Ritual and Myth in Modernity

18 February 2010


Ritual and Myth in the Modern World

The Japanese Tea Ceremony emerged in the Muromachi period and remains a familiar ritual to this day, creating a bridge from the present to past traditions.

An Addendum to “The Role of Ritual in Industrialized Society”

In day before yesterday’s “The Role of Ritual in Industrialized Society” I concluded with the observation that, “…a thorough-going treatment of rituals that have emerged within industrial society to evoke myths that we did not even know that we believed would be a project of substantial dimensions.” While this remains true, the thought expressed here in passing deserves something more than a mere mention. The very idea that we do not know what we believe until it is brought to our attention indirectly is worth further consideration.

Often we do not know what we believe, even while we can say with confidence, indeed without hesitation, what we do and how we do it. Rituals are among those things that we do and about which it is relatively straight-forward to be explicit. In so far as ritual is a guide to mythology — as Joseph Campbell put it, a ritual is an opportunity to participate in a myth — we would do well to pay attention to our rituals in the attempt to discover what it is that we do believe. Of course, it is also often true that we don’t realize that we are participating in a ritual even as we do so, but it is easier to recognize a contemporary ritual than to recognize a contemporary myth. The recognition of rituals, like philosophical understanding in Hegel, comes only with the setting of the sun. Perhaps the meaning of these rituals can be discerned only long after night has fallen, by midnight oil, alone in the darkness.

Some rituals are easy to recognize because they are related to formal rituals with a long history and the official sanction of some duly constituted body. For example, in his The Illusion of Technique, William Barrett wrote:

Each day when I enter my garret of a study I make the sign of the cross over myself as I pass the threshold. Do not ask me what it means. It is a gesture they taught me as a child, I had forgotten it, but it comes back to me now. It helps to keep me from thinking. In silence, performing it, I am not trapped in words and their cunning. (p. 375)

I don’t know if Barrett had Pascal in mind when he wrote this, but it clearly resembles the passage from Pascal that I quoted to the effect that, “this will naturally make you believe, and deaden your acuteness.” It is difficult to me to understand how a philosopher can take this seriously. Others may want to deaden their acuteness and achieve a childlike simplicity of belief, but not me. But Barrett acts of Pascal’s admonishment to stop thinking by engaging in ritual.

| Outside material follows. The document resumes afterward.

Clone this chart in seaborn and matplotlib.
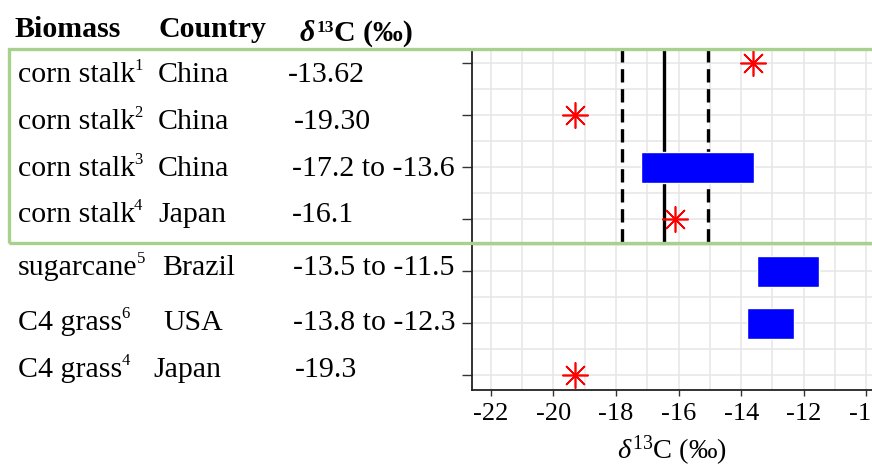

In any case, Barrett’s personal ritual is easily recognizable as a ritual because of its relation to a religious tradition. He even says that he learned it as a boy. This is a ritual sanctioned by tradition, even if its meaning has evolved over time and it no longer has the meaning for Barrett as a mature man that it had for him as a boy. The ritual remains, although the mythological justification for the ritual has vanished. Such a ritual is the emptiest of empty gestures, a defunct idea, with no more content than nostalgia.

Other rituals are more elusive, though still recognizable. In “So the last shall be first, and the first last” I wrote about the emergence of so-called “makeshift memorials” that emerge soon after a tragedy has visited a particular location and are broadcast on the news, giving everyone the opportunity to participate in this new public ritual of mourning. There I noted that previous rituals of public mourning have fallen into disuse over time (for example, the custom of dressing all in black for a particular period of time), and other rituals such as the makeshift memorial have emerged to take their place. Here the ritual is recognizable as a ritual because it serves a social function formerly served by an abandoned ritual. In what mythology the contributors to makeshift memorials are participating is difficult to say, but clearly they are so participating, and the myth may yet be elucidated. Unlike Barrett’s nostalgic gesture, the possibility remains here that there is a living myth in operation.

It could be argued that the political rituals that have emerged form the democratic industrialized nation-state — a relatively recent historical phenomenon — are genuinely new rituals corresponding to a new mythology. The democratic industrialized nation-state can lay claim to many ideologies, such as ethnic pride, self-determination, nationalism, democracy, and industrial progress, and each of these ideologies, or a combination of them, could constitute a modern myth for the modern world.